The JVP was able to market SF to the surnationalists so successfully due to the apathy of those who handled the propaganda machinery for the UPFA, especially in the state electronic media. They allowed the JVP and Anoma Fonseka to campaign for SF claiming that the retired General had been "arrested" illegally and that it was the retired General who won the "war" but who has been "imprisoned" in a "cell" for challenging the President at the Presidential elections. The UPFA never countered this propaganda successfully and they merely concentrated on attacking the JVP without realising that the people would vote against the Marxist Party. However, the people had already made up their minds to vote against the JVP and the campaign of the UPFA was redundant. Had they spent few more hours exposing SF and showing how the retired General had betrayed the President and the Defence Secretary in order to save his neck by agreeing to be a "crown witness" for the British and the other western governments, after his speech at Dharmashoka College Hall in Ambalangoda, the UPFA could have polled a fair share of the urban surnationalist vote and obtained a two third majority, especially with Tamils and Muslims turning away from their traditional parties that have begun to talk of so called injustices to the minorities again.

The JVP will not be able to sell SF hereafter and even if they find another commodity it would not be able to do better as the people are now more knowledgeable of that party. Wimal Weerawansa has been reduced to a one man party and the JHU is no better. One each from the LSSP and the CP has been returned and it is clear that the SLFP has now consolidated its position as the party of the Sinhala nationalists. The UNP has to change its policies and unless its leadership becomes nationalist it will not be able to do better. On the other hand if the SLFP drops its nationalist policies a vacuum will be created and there will emerge a new party with more nationalistic credentials.

The fact that UPFA has been able to poll votes in the Jaffna and Batticaloa districts augurs well for the future and it is pointless to find a so called solution in terms of a report by an APRC that was clearly non existent after the armed forces entered Killinochchi. All those so called solutions were attempted by non national forces when Prabhakaran was alive and as we are under different conditions now those so called solutions are not valid.

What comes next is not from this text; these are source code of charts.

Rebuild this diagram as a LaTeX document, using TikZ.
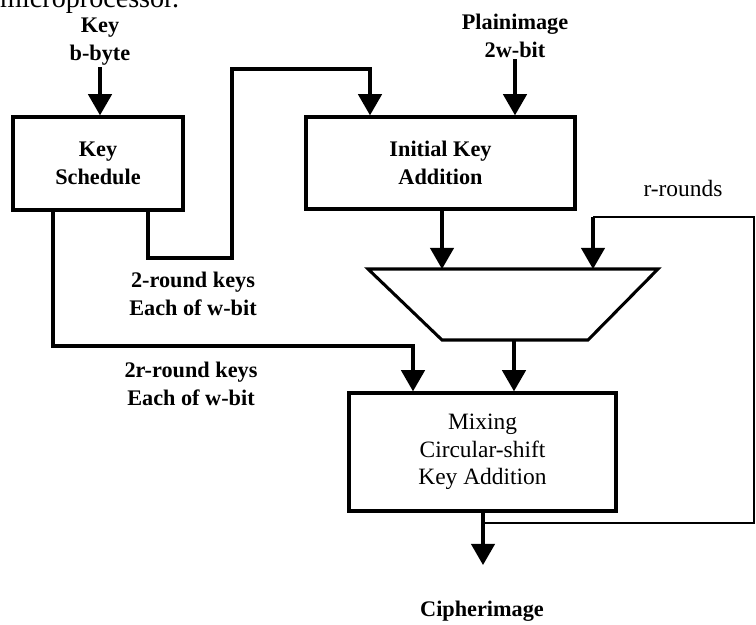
\documentclass[tikz,border=0pt]{standalone}
\usepackage{fontspec}
\setmainfont{Liberation Serif}
\usetikzlibrary{arrows.meta}
\begin{document}
\begin{tikzpicture}[x=0.03cm,y=-0.03cm,
    blk/.style={draw,line width=2.9pt,align=center,font=\fontsize{20pt}{23.5pt}\selectfont},
    lbl/.style={align=center,inner sep=1pt,font=\fontsize{19pt}{24pt}\selectfont\bfseries},
    arr/.style={line width=2.6pt,-{Triangle[width=20pt,length=18pt]}},
    fb/.style={line width=1.9pt}]
  \useasboundingbox (0,0) rectangle (756,625);
  \node[anchor=base west,inner sep=0pt,font=\fontsize{24pt}{28pt}\selectfont] (cap) at (0,8) {microprocessor.};
  % blocks
  \node[blk,minimum width=5.1cm,minimum height=2.79cm,font=\fontsize{19pt}{24pt}\selectfont\bfseries] (ksched) at (98,163.5) {Key\\Schedule};
  \node[blk,minimum width=8.07cm,minimum height=2.76cm,font=\fontsize{19pt}{24pt}\selectfont\bfseries] (initadd) at (440.5,163) {Initial Key\\Addition};
  \node[blk,minimum width=8.01cm,minimum height=3.54cm] (mixbox) at (482.5,452) {Mixing\\Circular-shift\\Key Addition};
  % labels
  \node[lbl] (keyin) at (100,42) {Key\\b-byte};
  \node[lbl] (plain) at (515,36) {Plainimage\\2w-bit};
  \node[lbl] (rk2) at (193,294) {2-round keys\\Each of w-bit};
  \node[lbl] (rk2r) at (191,384) {2r-round keys\\Each of w-bit};
  \node[lbl] (cipher) at (482,611) {Cipherimage};
  \node[lbl,font=\fontsize{20pt}{24pt}\selectfont] (rounds) at (683,188) {r-rounds};
  % multiplexer
  \coordinate (mtl) at (368,269);
  \coordinate (mtr) at (658,269);
  \coordinate (mbr) at (588,340);
  \coordinate (mbl) at (442,340);
  \draw[line width=2.6pt] (mtl) -- (mtr) -- (mbr) -- (mbl) -- cycle;
  \coordinate (min1) at (442,269);
  \coordinate (min2) at (593,269);
  \coordinate (mout) at (514,340);
  % bends
  \coordinate (k2a) at (148,258);
  \coordinate (k2b) at (232,258);
  \coordinate (k2c) at (232,69);
  \coordinate (k2d) at (370,69);
  \coordinate (k2r) at (53,346);
  \coordinate (k2s) at (413,346);
  \coordinate (fsplit) at (483,523);
  \coordinate (fr1) at (754,523);
  \coordinate (fr2) at (754,217);
  \coordinate (fr3) at (593,217);
  \coordinate (ctip) at (483,565);
  % connections
  \draw[arr] (keyin.south) -- (ksched.north -| keyin.south);
  \draw[arr] (plain.south) -- (initadd.north -| plain.south);
  \draw[arr] (ksched.south -| k2a) -- (k2a) -- (k2b) -- (k2c) -- (k2d) -- (initadd.north -| k2d);
  \draw[arr] (ksched.south -| k2r) -- (k2r) -- (k2s) -- (mixbox.north -| k2s);
  \draw[arr] (initadd.south -| min1) -- (min1);
  \draw[arr] (mout) -- (mixbox.north -| mout);
  \draw[fb] (fsplit) -- (fr1) -- (fr2) -- (fr3);
  \draw[arr] (fr3) -- (min2);
  \draw[arr] (mixbox.south -| ctip) -- (ctip);
\end{tikzpicture}
\end{document}
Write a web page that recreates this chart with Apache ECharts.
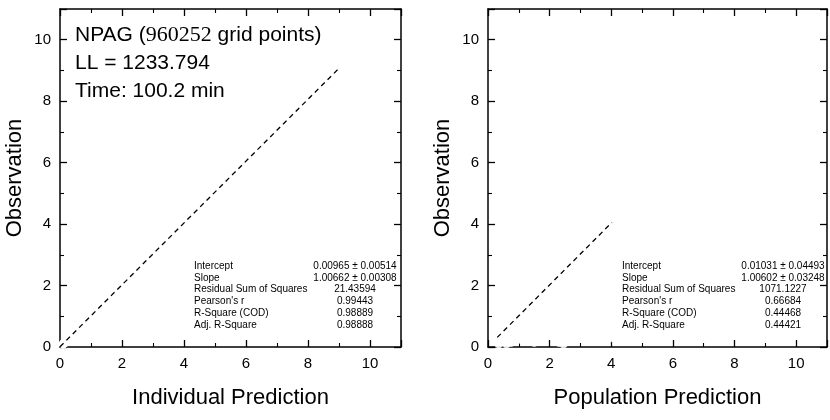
<!DOCTYPE html>
<html><head><meta charset="utf-8">
<script src="https://cdn.jsdelivr.net/npm/echarts@6/dist/echarts.min.js"></script>
<style>html,body{margin:0;padding:0;background:#fff}#c{width:830px;height:420px}</style>
</head><body><div id="c"></div>
<script>
const tickValues = [0, 2, 4, 6, 8, 10];
const popLevels = [4.02, 2.45, 2.3, 1.8, 1.65, 1.5, 1.35, 1.2, 1.05, 0.9, 0.75, 0.6, 0.45, 0.35];
const obsGroups = [
 [9.1,8.2,7.0,6.6,6.2,6.05,5.2,5.0,4.8,4.6,4.4,4.2,4.0,3.8,3.6,3.4,3.2,3.0,2.8,2.6,2.4,2.2,2.0,1.85,0.3],
 [6.1,6.05,5.0,4.5,4.2,3.9,3.6,3.3,3.0,2.8,2.6,2.4,2.2,2.0,1.8,1.6,1.4,1.2,1.0,0.8,0.6,0.3,0.1],
 [4.9,4.2,3.8,3.5,3.2,2.9,2.7,2.5,2.3,2.1,1.9,1.7,1.5,1.3,1.1,0.9,0.7,0.5,0.35,0.15],
 [3.6,3.3,3.0,2.8,2.6,2.4,2.2,2.0,1.8,1.6,1.4,1.2,1.0,0.8,0.6,0.4,0.2],
 [6.5,3.5,3.1,2.7,2.4,2.1,1.8,1.5,1.2,0.9,0.6,0.3],
 [5.6,3.2,2.9,2.5,2.2,1.9,1.6,1.3,1.0,0.7,0.4,0.15],
 [6.6,3.7,3.0,2.6,2.3,2.0,1.7,1.4,1.1,0.8,0.5,0.2],
 [5.9,3.3,2.8,2.4,2.1,1.8,1.5,1.2,0.9,0.6,0.3],
 [5.3,3.6,3.1,2.7,2.3,2.0,1.7,1.4,1.1,0.8,0.5,0.25],
 [5.5,3.4,2.9,2.5,2.2,1.9,1.6,1.3,1.0,0.7,0.45,0.2],
 [5.2,3.1,2.7,2.3,2.0,1.7,1.4,1.15,0.9,0.65,0.4,0.15],
 [5.4,2.9,2.5,2.1,1.8,1.5,1.25,1.0,0.75,0.5,0.3,0.1],
 [5.3,3.0,2.6,2.2,1.6,1.3,1.05,0.8,0.6,0.4,0.2],
 [2.1,1.5,1.1,0.85,0.6,0.4,0.25,0.1]
];
const indGroups = [
 [8.95,8.45,7.02,6.65,6.15,6.0,5.15,5.05,4.75,4.62,4.38,4.25,3.95,3.82,3.58,3.45,3.18,3.05,2.75,2.62,2.38,2.25,1.95,1.9,0.35],
 [5.95,6.1,5.05,4.4,4.25,3.85,3.65,3.25,3.05,2.75,2.65,2.35,2.25,1.95,1.85,1.55,1.45,1.15,1.05,0.78,0.62,0.32,0.12],
 [4.85,4.15,3.9,3.45,3.25,2.85,2.75,2.45,2.35,2.05,1.95,1.65,1.55,1.25,1.15,0.88,0.72,0.48,0.36,0.16],
 [3.55,3.35,2.95,2.85,2.55,2.45,2.15,2.05,1.75,1.65,1.35,1.25,0.95,0.82,0.58,0.42,0.18],
 [6.45,3.45,3.15,2.65,2.45,2.05,1.85,1.45,1.25,0.88,0.62,0.28],
 [5.55,3.15,2.95,2.45,2.25,1.85,1.65,1.25,1.02,0.68,0.42,0.14],
 [6.55,3.6,3.05,2.55,2.35,1.95,1.75,1.35,1.12,0.78,0.52,0.19],
 [5.85,3.35,2.75,2.45,2.05,1.85,1.45,1.22,0.88,0.62,0.28],
 [5.3,3.55,3.15,2.65,2.35,1.95,1.72,1.38,1.12,0.78,0.5,0.24],
 [5.4,3.45,2.85,2.55,2.15,1.95,1.55,1.32,0.98,0.72,0.44,0.21],
 [5.25,3.05,2.75,2.25,2.05,1.65,1.42,1.12,0.92,0.63,0.41,0.15],
 [5.35,2.95,2.45,2.15,1.75,1.52,1.22,1.02,0.73,0.52,0.29,0.1],
 [5.2,3.05,2.55,2.25,1.65,1.28,1.06,0.78,0.62,0.38,0.2],
 [2.05,1.48,1.12,0.83,0.61,0.41,0.24,0.11]
];
const fitLeft = [[0, 0.00965], [9, 9.069]];
const fitRight = [[0.3, 0.3121], [4.02, 4.054]];
const statLabels = ['Intercept','Slope','Residual Sum of Squares',"Pearson's r",'R-Square (COD)','Adj. R-Square'];
const statLeft = ['0.00965 \u00b1 0.00514','1.00662 \u00b1 0.00308','21.43594','0.99443','0.98889','0.98888'];
const statRight = ['0.01031 \u00b1 0.04493','1.00602 \u00b1 0.03248','1071.1227','0.66684','0.44468','0.44421'];

const leftPts = [], rightPts = [];
popLevels.forEach((p, g) => obsGroups[g].forEach((o, i) => {
  leftPts.push([indGroups[g][i], o]);
  rightPts.push([p, o]);
}));

const F = 'Liberation Sans, Arial, sans-serif';
const grids = [
  {left: 60, right: 429, top: 9, bottom: 73},
  {left: 488, right: 3, top: 9, bottom: 73}
];
function mk(type, gi, pos, title, main) {
  const a = {
    type: 'value', gridIndex: gi, position: pos, min: 0, max: 11, interval: 2,
    axisLine: {show: true, onZero: false, lineStyle: {color: '#000', width: 1.5}},
    axisTick: {show: true, inside: true, length: 7, lineStyle: {color: '#000', width: 1.3}},
    minorTick: {show: true, splitNumber: 2, length: 4, lineStyle: {color: '#000', width: 1.1}},
    splitLine: {show: false},
    axisLabel: {show: main, color: '#000', fontFamily: F, fontSize: 15, margin: 9,
      formatter: v => tickValues.includes(v) ? String(v) : ''}
  };
  if (main) {
    a.name = title; a.nameLocation = 'middle';
    a.nameTextStyle = {color: '#000', fontFamily: F, fontSize: 22};
    a.nameGap = type === 'x' ? 40 : 34;
  }
  return a;
}
const xAxis = [mk('x',0,'bottom','Individual Prediction',true), mk('x',0,'top','',false),
               mk('x',1,'bottom','Population Prediction',true), mk('x',1,'top','',false)];
const yAxis = [mk('y',0,'left','Observation',true), mk('y',0,'right','',false),
               mk('y',1,'left','Observation',true), mk('y',1,'right','',false)];
const sym = {type: 'scatter', symbol: 'emptyCircle', symbolSize: 7,
  itemStyle: {color: '#fff', borderColor: '#f00', borderWidth: 1}, z: 3, silent: true};
const graphic = [];
function stats(lx, vx, vals) {
  statLabels.forEach((s, i) => {
    const y = 266 + i * 11.8;
    graphic.push({type: 'text', x: lx, y: y, style: {text: s, fontFamily: F, fontSize: 10, fill: '#000', verticalAlign: 'middle'}});
    graphic.push({type: 'text', x: vx, y: y, style: {text: vals[i], fontFamily: F, fontSize: 10, fill: '#000', align: 'center', verticalAlign: 'middle'}});
  });
}
stats(194, 355, statLeft);
stats(622, 783, statRight);
graphic.push({type: 'text', left: 75, top: 21, style: {
  text: '{a|NPAG (}{b|960252}{a| grid points)}\n{a|LL = 1233.794}\n{a|Time: 100.2 min}',
  lineHeight: 28,
  rich: {a: {fontFamily: F, fontSize: 21, fill: '#000', lineHeight: 28},
         b: {fontFamily: 'Liberation Serif, Times New Roman, serif', fontSize: 22, fill: '#000', lineHeight: 28}}}});
const chart = echarts.init(document.getElementById('c'), null, {renderer: 'canvas'});
chart.setOption({
  animation: false,
  grid: grids, xAxis, yAxis, graphic,
  series: [
    Object.assign({}, sym, {xAxisIndex: 0, yAxisIndex: 0, data: leftPts}),
    Object.assign({}, sym, {xAxisIndex: 2, yAxisIndex: 2, data: rightPts}),
    {type: 'line', xAxisIndex: 0, yAxisIndex: 0, data: fitLeft, symbol: 'none', z: 4,
     lineStyle: {color: '#000', width: 1.3, type: [5, 4]}},
    {type: 'line', xAxisIndex: 2, yAxisIndex: 2, data: fitRight, symbol: 'none', z: 4,
     lineStyle: {color: '#000', width: 1.3, type: [5, 4]}}
  ]
});
</script>
</body></html>
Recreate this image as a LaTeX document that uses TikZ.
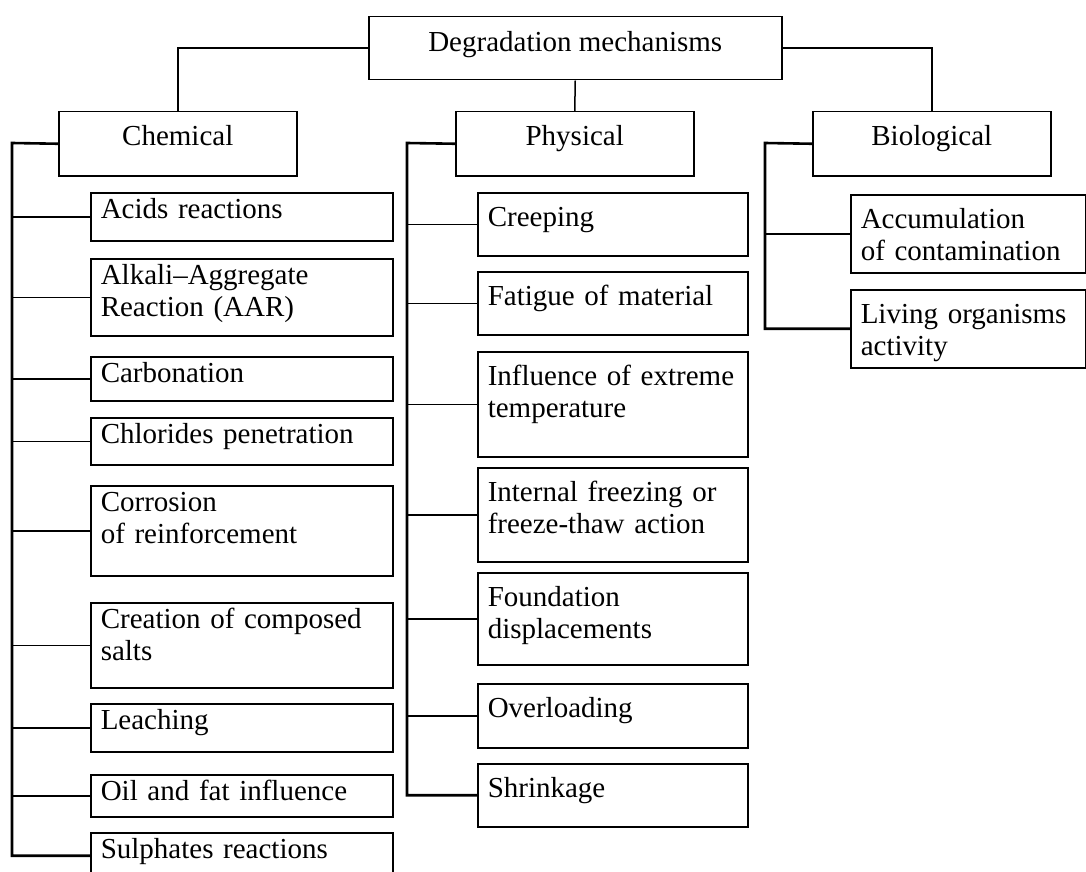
\documentclass[tikz,border=0pt]{standalone}
\usepackage{fontspec}
\setmainfont{Liberation Serif}

\begin{document}
\begin{tikzpicture}[x=0.5pt,y=-0.5pt,
    every node/.style={font=\fontsize{14.5}{16}\selectfont},
    cat/.style={draw,line width=0.75pt,anchor=north west,minimum width=119pt,inner sep=0pt,text height=17pt,text depth=15pt},
    leaf/.style={draw,line width=0.75pt,anchor=north west,align=left,inner xsep=5pt,inner ysep=0pt,text height=#1},
    leaf/.default=13pt,
    chemleaf/.style={leaf,text width=141pt},
    physleaf/.style={leaf=17pt,text width=125pt},
    bioleaf/.style={leaf=17pt,text width=107.5pt},
    rail/.style={line width=1.3pt},
    link/.style={line width=0.75pt}]

  \useasboundingbox (0,0) rectangle (1086,872);

  % top level
  \node[cat,minimum width=206.5pt,text height=17.5pt,text depth=14pt] (deg) at (368,16) {Degradation mechanisms};
  \node[cat] (chem) at (58,111) {Chemical};
  \node[cat] (phys) at (455,111) {Physical};
  \node[cat] (bio)  at (812,111) {Biological};

  % chemical
  \node[chemleaf,text depth=11pt]   (acids)  at (90,192) {Acids reactions};
  \node[chemleaf,text depth=25.5pt] (alkali) at (90,258) {Alkali--Aggregate\\Reaction (AAR)};
  \node[chemleaf,text depth=9pt]    (carbon) at (90,356) {Carbonation};
  \node[chemleaf,text depth=10.5pt] (chlor)  at (90,417) {Chlorides penetration};
  \node[chemleaf,text depth=32pt]   (corr)   at (90,485) {Corrosion\\of reinforcement};
  \node[chemleaf,text depth=29.5pt] (salts)  at (90,602) {Creation of composed\\salts};
  \node[chemleaf,text depth=11pt]   (leach)  at (90,703) {Leaching};
  \node[chemleaf,text depth=8pt]    (oil)    at (90,774) {Oil and fat influence};
  \node[chemleaf,text depth=10pt]   (sulph)  at (90,832) {Sulphates reactions};

  % physical
  \node[physleaf,text depth=14.5pt] (creep)  at (477,192) {Creeping};
  \node[physleaf,text depth=14.5pt] (fatig)  at (477,271) {Fatigue of material};
  \node[physleaf,text depth=35.5pt] (temp)   at (477,351) {Influence of extreme\\temperature};
  \node[physleaf,text depth=30pt]   (freeze) at (477,467) {Internal freezing or\\freeze-thaw action};
  \node[physleaf,text depth=29pt]   (found)  at (477,572) {Foundation\\displacements};
  \node[physleaf,text depth=15pt]   (overl)  at (477,683) {Overloading};
  \node[physleaf,text depth=14.5pt] (shrink) at (477,763) {Shrinkage};

  % biological
  \node[bioleaf,text depth=22pt] (accum)  at (850,194) {Accumulation\\of contamination};
  \node[bioleaf,text depth=22pt] (living) at (850,289) {Living organisms\\activity};

  \draw[link] (deg.west) -| (chem.north);
  \draw[link] (deg.south) -- (phys.north);
  \draw[link] (deg.east) -| (bio.north);

  \coordinate (chemrail) at (12,143);
  \coordinate (physrail) at (407,143);
  \coordinate (biorail)  at (765,143);

  \draw[rail] (chem.west) -- (chemrail) |- (sulph.west);
  \draw[link] (chemrail |- acids.west) -- (acids.west);
  \draw[link] (chemrail |- alkali.west) -- (alkali.west);
  \draw[link] (chemrail |- carbon.west) -- (carbon.west);
  \draw[link] (chemrail |- chlor.west) -- (chlor.west);
  \draw[link] (chemrail |- corr.west) -- (corr.west);
  \draw[link] (chemrail |- salts.west) -- (salts.west);
  \draw[link] (chemrail |- leach.west) -- (leach.west);
  \draw[link] (chemrail |- oil.west) -- (oil.west);

  \draw[rail] (phys.west) -- (physrail) |- (shrink.west);
  \draw[link] (physrail |- creep.west) -- (creep.west);
  \draw[link] (physrail |- fatig.west) -- (fatig.west);
  \draw[link] (physrail |- temp.west) -- (temp.west);
  \draw[link] (physrail |- freeze.west) -- (freeze.west);
  \draw[link] (physrail |- found.west) -- (found.west);
  \draw[link] (physrail |- overl.west) -- (overl.west);

  \draw[rail] (bio.west) -- (biorail) |- (living.west);
  \draw[link] (biorail |- accum.west) -- (accum.west);
\end{tikzpicture}
\end{document}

Now we are in a different situation altogether having defeated Tamil racist politics militarily and thus politically (military solutions are also political solutions). If the ITAK or TNA is trying to go back to the days of SJVC or TC or Ramanathan type politics then they are only dreaming of repeating the cycle this time with the help of the so called Tamil diaspora and to produce a Prabhakaran who will bring nothing but agony for the ordinary Tamil people. It will remain a dream and the SLFP should now think of a way of addressing the common Tamil man directly and becoming the party of Tamil nationalism as well without leaving for diasporas and others to continue politics of Tamil racism.